Thursday, January 31, 2013

Carnival in Italy

By Patricia Winton

Christmas decorations—always on display in Italy until at least January 6—have barely been packed away. Babbo Natale (Santa Claus) still hangs by his rope ladder from a few balconies. Twinkling lights linger on lampposts here and there, but Italians, adults and children alike, are already preparing for the next celebration—Carnevale

Pope Benedict figure at 2008 Viarregio Parade
This pre-Lenten ritual offers adults ample opportunities to carouse in Venice or Viareggio. In Venice, adults dress in elaborate costumes and parade among the canals wearing hand-crafted masks. Venetian mask-makers enjoy a rarefied status, and their products are sold year round in alluring shops that invite residents and tourists alike to spend money. In Viareggio, parade floats mirror the artistry of Venetian masks. Originating in 1873, the Viareggio parade, which snakes along the sea, features giant caricatures of politicians, entertainers, and other famous people. No one is immune to being targeted. In both cities, adults party, dance, and drink.

That goes for other cities as well, but across lo stivale, the boot, children reign at carnival time. Until recently, Halloween didn’t figure in Italian celebrations, so Carnevale provided children a chance to dress up. Shops catering to children display elaborate costumes, and searching for just the right one is as intensive as shopping for the first day of school. But these costumes are not held for just one day. For the next couple of weeks, principesse (princesses) and pirati (pirates), Cappucetto Rosso (Little Red Riding Hood) and Ragno (Spiderman) will make their way to school, walk along the sidewalk, and play in the piazzas. Even babies get into the act as bumblebees and Teletubbies, though Tinky-Winky is known here as “Twinkle.”

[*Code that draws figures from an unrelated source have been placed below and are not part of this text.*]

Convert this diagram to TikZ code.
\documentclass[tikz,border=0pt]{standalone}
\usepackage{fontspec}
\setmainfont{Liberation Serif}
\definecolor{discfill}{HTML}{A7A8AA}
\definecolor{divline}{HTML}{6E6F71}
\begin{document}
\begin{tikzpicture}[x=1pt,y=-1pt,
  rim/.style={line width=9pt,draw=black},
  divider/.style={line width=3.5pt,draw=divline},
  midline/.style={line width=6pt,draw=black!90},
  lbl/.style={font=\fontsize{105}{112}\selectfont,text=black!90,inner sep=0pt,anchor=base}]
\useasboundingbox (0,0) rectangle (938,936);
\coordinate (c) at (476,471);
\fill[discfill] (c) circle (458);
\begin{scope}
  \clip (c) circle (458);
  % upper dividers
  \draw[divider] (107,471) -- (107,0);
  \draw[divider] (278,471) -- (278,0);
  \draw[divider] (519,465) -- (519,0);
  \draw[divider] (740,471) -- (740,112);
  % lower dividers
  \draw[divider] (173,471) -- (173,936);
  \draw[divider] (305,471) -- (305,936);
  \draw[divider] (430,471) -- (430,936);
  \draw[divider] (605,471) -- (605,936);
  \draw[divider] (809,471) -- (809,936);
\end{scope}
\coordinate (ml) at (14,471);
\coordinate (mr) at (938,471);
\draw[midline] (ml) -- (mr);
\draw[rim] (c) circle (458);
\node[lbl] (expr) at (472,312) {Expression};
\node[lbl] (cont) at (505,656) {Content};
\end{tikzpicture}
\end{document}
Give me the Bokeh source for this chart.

Photo by pierofix via Photopin
Shops have stocked up on bags of confetti (called coriandoli, “coriander”) which little costumed creatures cast at passersby as they charge down the street. That’s the most innocuous of their weapons. Packs of festoni (streamers) hail from almost every shop. Children fling these tightly rolled paper strands along the pavement, too. It’s not uncommon to encounter Tinker Bell, or other characters, with these paper ribbons in her hair. The gutters are full of them on the festival wanes. Streamers are not only the realm of children, however; adults play with them, too. A couple of years ago, I went to a relatively staid event at a restaurant just before Martedì Grasso. While we waited for desert, the hostess distributed festoni, and we tossed them around the room like children—and we weren’t even in costume!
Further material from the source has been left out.